The goals for week 3 lab are:
- Install and use the Jupyter notebook application on your VM.
- Be able to create, edit, and run notebooks.
When running jobs on many CPUs, we need to take into account how the CPUs communicate with each other. One way is to share memory, which works up to a point, but doesn't scale past that. Another way is to have networking and to use something called MPI (for Message Passing Interface) to communicate between processes on different machines. The computer architecture that works best will depends on the problem you are trying to solve. Some problems can be framed as many independent operations that only need to synchronize infrequently (e.g. Science United or SETI @ Home). These kinds of problems are the easiest to scale up up to massive sizes, since we just need a lot of CPUs, but don't need much in terms of interconnections. The problems that resist such a framing need many CPUs that are interconnected, and network speed will be a major factor. These are the problems that supercomputers are designed for. A lot of these are simulations, where each point in a grid depends on what is happening at other neighboring points.
OK! Lets look at Python and Jupyter notebooks, an increasingly standard way of using Python.
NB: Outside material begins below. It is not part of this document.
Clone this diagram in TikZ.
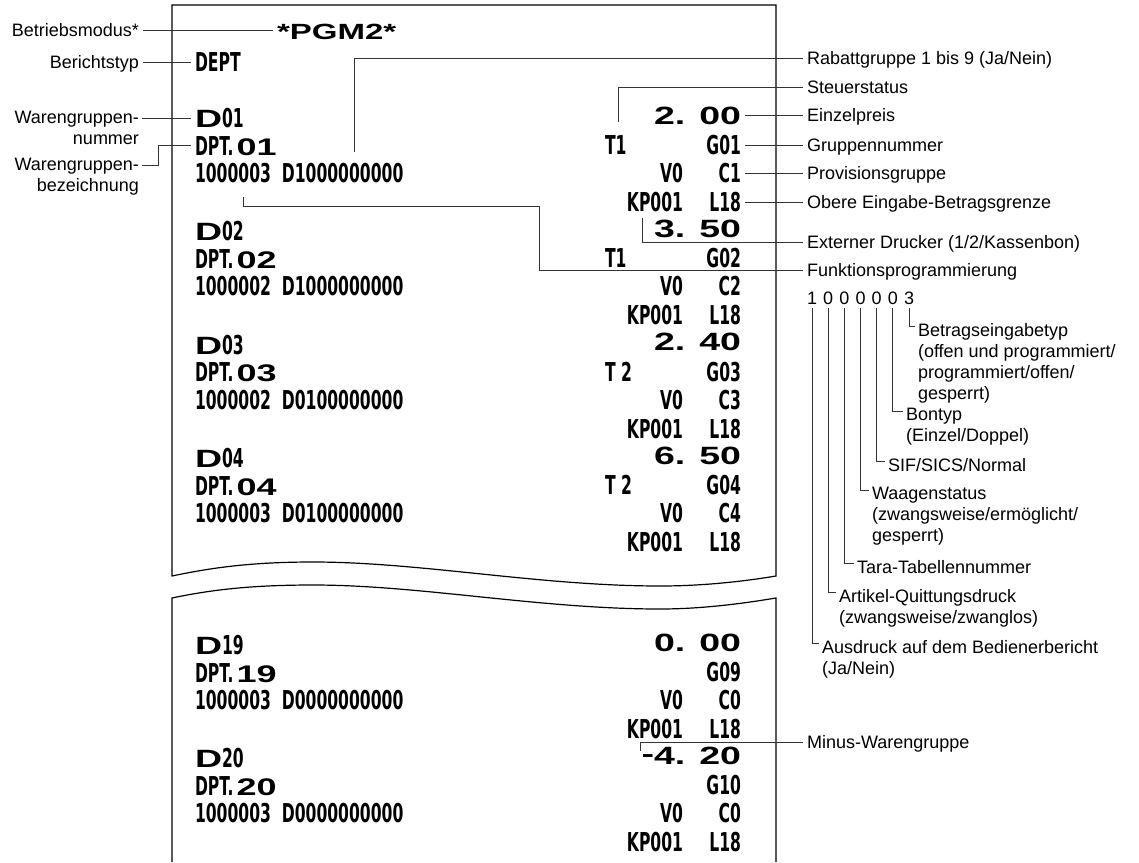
\documentclass[tikz,border=0pt]{standalone}
\usepackage{fontspec}
\setmainfont{Liberation Sans}
\newfontfamily\rcpt{DejaVu Sans Bold}[FakeStretch=0.6]
\newfontfamily\wfont{Liberation Sans Bold}[FakeStretch=1.5]
\usepackage{tikz}
\usetikzlibrary{positioning}

\begin{document}
\begin{tikzpicture}[x=1pt, y=-1pt,
    lab/.style={font=\fontsize{18}{21}\selectfont, inner sep=0pt, outer xsep=4pt, text height=13pt, text depth=0pt},
    labm/.style={font=\fontsize{18}{21}\selectfont, inner sep=0pt, outer xsep=3pt},
    rc/.style={font=\rcpt\fontsize{26}{26}\selectfont, inner sep=0pt, outer xsep=4pt, text height=19pt, text depth=0pt},
    wd/.style={font=\wfont\fontsize{25}{25}\selectfont, inner sep=0pt, outer xsep=4pt, text height=18pt, text depth=0pt},
    lead/.style={draw=black!80, line width=0.9pt},
    paper/.style={draw=black, line width=1.2pt}]
    \useasboundingbox (0,0) rectangle (1139,862);
    % Bon (oben und unten, abgerissen)
    \draw[paper] (172,576) -- (172,5) -- (776,5) -- (776,576)
        .. controls (740,582) and (700,586) .. (660,586)
        .. controls (540,586) and (420,562) .. (313,562)
        .. controls (250,562) and (210,568) .. (172,576) -- cycle;
    \draw[paper] (172,862) -- (172,598)
        .. controls (210,590) and (250,585) .. (313,585)
        .. controls (420,585) and (540,609) .. (660,609)
        .. controls (700,609) and (740,604) .. (776,598) -- (776,862);
    % Kopf
    \node[wd, anchor=west, font=\wfont\fontsize{22}{22}\selectfont] (pgm) at (273,30) {*PGM2*};
    \node[rc, anchor=west] (dept) at (191,62) {DEPT};
    % Warengruppen: {nr}{y}{code}{preis}{steuer}{gruppe}{provision}
    \foreach \nn/\yy/\code/\pr/\tx/\grp/\cm in {
        01/118/{1000003\ \ D1000000000}/{2. 00}/T1/G01/C1,
        02/231.3/{1000002\ \ D1000000000}/{3. 50}/T1/G02/C2,
        03/344.6/{1000002\ \ D0100000000}/{2. 40}/{T 2}/G03/C3,
        04/458/{1000003\ \ D0100000000}/{6. 50}/{T 2}/G04/C4,
        19/645/{1000003\ \ D0000000000}/{0. 00}/{}/G09/C0,
        20/758/{1000003\ \ D0000000000}/{\raisebox{2pt}{-}4. 20}/{}/G10/C0
    } {
        \node[rc, anchor=west] (dn\nn) at (191,\yy) {{\wfont\fontsize{25}{25}\selectfont D}\nn};
        \node[rc, anchor=west] (dp\nn) at (191,\yy+27.5) {DPT.\hspace{3pt}{\wfont\fontsize{24}{24}\selectfont\nn}};
        \node[rc, anchor=west] (cd\nn) at (191,\yy+55) {\code};
        \node[wd, anchor=east] (pr\nn) at (745,\yy-3) {\pr};
        \node[rc, anchor=west] (tx\nn) at (601,\yy+27) {\tx};
        \node[rc, anchor=east] (gr\nn) at (745,\yy+27) {\grp};
        \node[rc, anchor=east] (vv\nn) at (687,\yy+55) {V0};
        \node[rc, anchor=east] (cm\nn) at (745,\yy+55) {\cm};
        \node[rc, anchor=east] (kp\nn) at (687,\yy+84) {KP001};
        \node[rc, anchor=east] (lm\nn) at (745,\yy+84) {L18};
    }
    % Beschriftung links
    \node[lab, anchor=east] (lBtr) at (143,30) {Betriebsmodus*};
    \node[lab, anchor=east] (lBer) at (143,62) {Berichtstyp};
    \node[labm, anchor=north east, align=right] (lWnum) at (142,111) {Warengruppen-\\nummer};
    \node[labm, anchor=north east, align=right] (lWbez) at (142,158) {Warengruppen-\\bezeichnung};
    \coordinate (wk) at (158,0);
    \draw[lead] (lBtr.east) -- (pgm.west);
    \draw[lead] (lBer.east) -- (dept.west);
    \draw[lead] (lWnum.north east |- dn01.west) -- (dn01.west);
    \draw[lead] ([yshift=-7pt]lWbez.north east) -| (wk |- dp01.west) -- (dp01.west);
    % Beschriftung rechts
    \node[lab, anchor=west] (lRab) at (803,58) {Rabattgruppe 1 bis 9 (Ja/Nein)};
    \node[lab, anchor=west] (lSteu) at (803,87) {Steuerstatus};
    \node[lab, anchor=west] (lEin) at (803,115) {Einzelpreis};
    \node[lab, anchor=west] (lGru) at (803,145) {Gruppennummer};
    \node[lab, anchor=west] (lPro) at (803,173) {Provisionsgruppe};
    \node[lab, anchor=west] (lObe) at (803,202) {Obere Eingabe-Betragsgrenze};
    \node[lab, anchor=west] (lExt) at (803,242) {Externer Drucker (1/2/Kassenbon)};
    \node[lab, anchor=west] (lFun) at (803,270) {Funktionsprogrammierung};
    \node[lab, anchor=west] (lMin) at (803,742) {Minus-Warengruppe};
    \coordinate (rb) at (354,152);
    \coordinate (st) at (618,122);
    \coordinate (ex) at (642,218);
    \coordinate (fp) at (243,197);
    \coordinate (fpk) at (539,206);
    \coordinate (mi) at (640,751);
    \draw[lead] (rb) |- (lRab.west);
    \draw[lead] (st) |- (lSteu.west);
    \draw[lead] (pr01.east) -- (lEin.west);
    \draw[lead] (gr01.east) -- (lGru.west);
    \draw[lead] (cm01.east) -- (lPro.west);
    \draw[lead] (lm01.east) -- (lObe.west);
    \draw[lead] (ex) |- (lExt.west);
    \draw[lead] (fp) |- (fpk) |- (lFun.west);
    \draw[lead] (mi) |- (lMin.west);
    % Funktionscode 1000003
    \foreach \i/\dg in {1/1,2/0,3/0,4/0,5/0,6/0,7/3} {
        \node[lab] (dg\i) at (812+16.17*\i-16.17,298) {\dg};
    }
    \node[labm, anchor=north west, align=left] (lBet) at (915,323) {Betragseingabetyp\\(offen und programmiert/\\programmiert/offen/\\gesperrt)};
    \node[labm, anchor=north west, align=left] (lBon) at (903,408) {Bontyp\\(Einzel/Doppel)};
    \node[labm, anchor=north west] (lSif) at (885,458) {SIF/SICS/Normal};
    \node[labm, anchor=north west, align=left] (lWaa) at (869,487) {Waagenstatus\\(zwangsweise/ermöglicht/\\gesperrt)};
    \node[labm, anchor=north west] (lTar) at (854,560) {Tara-Tabellennummer};
    \node[labm, anchor=north west, align=left] (lArt) at (836,589) {Artikel-Quittungsdruck\\(zwangsweise/zwanglos)};
    \node[labm, anchor=north west, align=left] (lAus) at (819,640) {Ausdruck auf dem Bedienerbericht\\(Ja/Nein)};
    \foreach \i/\lb in {1/lAus,2/lArt,3/lTar,4/lWaa,5/lSif,6/lBon,7/lBet} {
        \draw[lead, shorten <=3pt] (dg\i.south) |- ([yshift=-3pt]\lb.north west);
    }
\end{tikzpicture}
\end{document}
First, update your cicf files:
cd cicf
git pull
We need to install Jupyter on our VMs. If you didn't do this last week:
sudo apt install jupyter
Go into week 3 and start juypter:
cd week3
jupyter notebook
Select the introduction notebook, Introduction.ipynb
.
Read through the notebook and run the commands.
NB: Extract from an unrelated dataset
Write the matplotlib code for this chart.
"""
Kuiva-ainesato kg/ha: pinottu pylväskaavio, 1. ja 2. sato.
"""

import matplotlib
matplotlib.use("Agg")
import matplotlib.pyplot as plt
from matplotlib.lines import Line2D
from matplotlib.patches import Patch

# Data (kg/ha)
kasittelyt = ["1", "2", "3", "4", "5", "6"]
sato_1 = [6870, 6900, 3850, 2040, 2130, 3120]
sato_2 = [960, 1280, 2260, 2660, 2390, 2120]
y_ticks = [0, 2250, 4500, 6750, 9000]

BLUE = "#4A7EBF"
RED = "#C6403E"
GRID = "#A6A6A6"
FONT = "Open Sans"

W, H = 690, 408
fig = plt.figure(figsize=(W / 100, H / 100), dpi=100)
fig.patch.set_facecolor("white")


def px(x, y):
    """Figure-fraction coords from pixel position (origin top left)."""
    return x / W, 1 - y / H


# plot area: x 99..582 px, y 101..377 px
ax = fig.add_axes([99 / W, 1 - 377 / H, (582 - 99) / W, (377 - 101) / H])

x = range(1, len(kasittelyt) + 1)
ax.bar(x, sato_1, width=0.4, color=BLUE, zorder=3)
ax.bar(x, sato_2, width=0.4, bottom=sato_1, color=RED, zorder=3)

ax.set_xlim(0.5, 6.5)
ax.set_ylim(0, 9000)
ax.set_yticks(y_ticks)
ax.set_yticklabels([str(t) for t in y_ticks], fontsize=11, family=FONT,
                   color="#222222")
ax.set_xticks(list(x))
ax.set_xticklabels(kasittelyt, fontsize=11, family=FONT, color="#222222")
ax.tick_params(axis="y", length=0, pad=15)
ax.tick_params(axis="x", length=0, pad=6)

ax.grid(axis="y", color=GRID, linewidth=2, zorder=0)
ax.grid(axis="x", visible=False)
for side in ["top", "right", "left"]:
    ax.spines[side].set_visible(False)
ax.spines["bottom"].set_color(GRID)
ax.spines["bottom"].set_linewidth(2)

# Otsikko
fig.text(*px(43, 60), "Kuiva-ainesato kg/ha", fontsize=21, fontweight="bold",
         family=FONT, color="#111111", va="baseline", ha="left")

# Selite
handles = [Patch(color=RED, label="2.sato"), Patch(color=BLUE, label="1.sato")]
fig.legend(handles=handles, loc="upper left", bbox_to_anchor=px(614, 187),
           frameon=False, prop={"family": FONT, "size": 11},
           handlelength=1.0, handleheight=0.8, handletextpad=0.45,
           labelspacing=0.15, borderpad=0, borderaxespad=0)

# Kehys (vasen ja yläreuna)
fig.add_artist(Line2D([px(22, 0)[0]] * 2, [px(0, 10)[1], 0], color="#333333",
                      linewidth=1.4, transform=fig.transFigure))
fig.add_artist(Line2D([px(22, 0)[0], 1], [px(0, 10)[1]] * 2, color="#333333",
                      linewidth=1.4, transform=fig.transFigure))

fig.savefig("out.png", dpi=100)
When finished look at the tutorial for Python notebook, QuickTourOfPython.ipynb
, and then the third notebook, PythonPackages.ipynb
.
- The always useful Software Carpentry Python course
- Jupyter Manual
- An excellent Python for Scientific Computing tutorial.
- Python Reference for the most recent version of Python. (n.b. we are using an old verion, 3.9, on the VMs).
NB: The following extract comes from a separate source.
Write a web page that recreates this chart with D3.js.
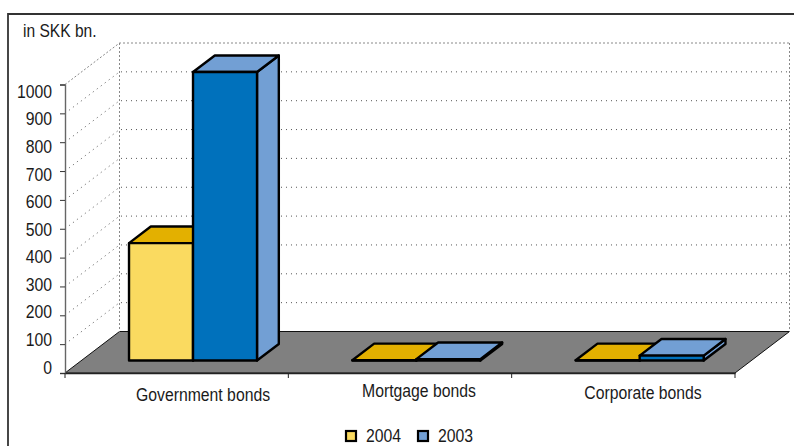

- NumPy for Absolute Beginners
- MatPlotLib
- Literate Programming is a specific instance of the idea that code and documentation should be more mixed together. Here is a Knuth paper and an amazing website (not Knuth's) with more information that you ever thought existed on program documentation.
- Markdown Cheat Sheet
- A fun LIGO data tutorial and all of the released LIGO data
- If you do the LIGO tutorial, the data is a file format called HDF5. This format supports efficient storage and transfer of numeric data.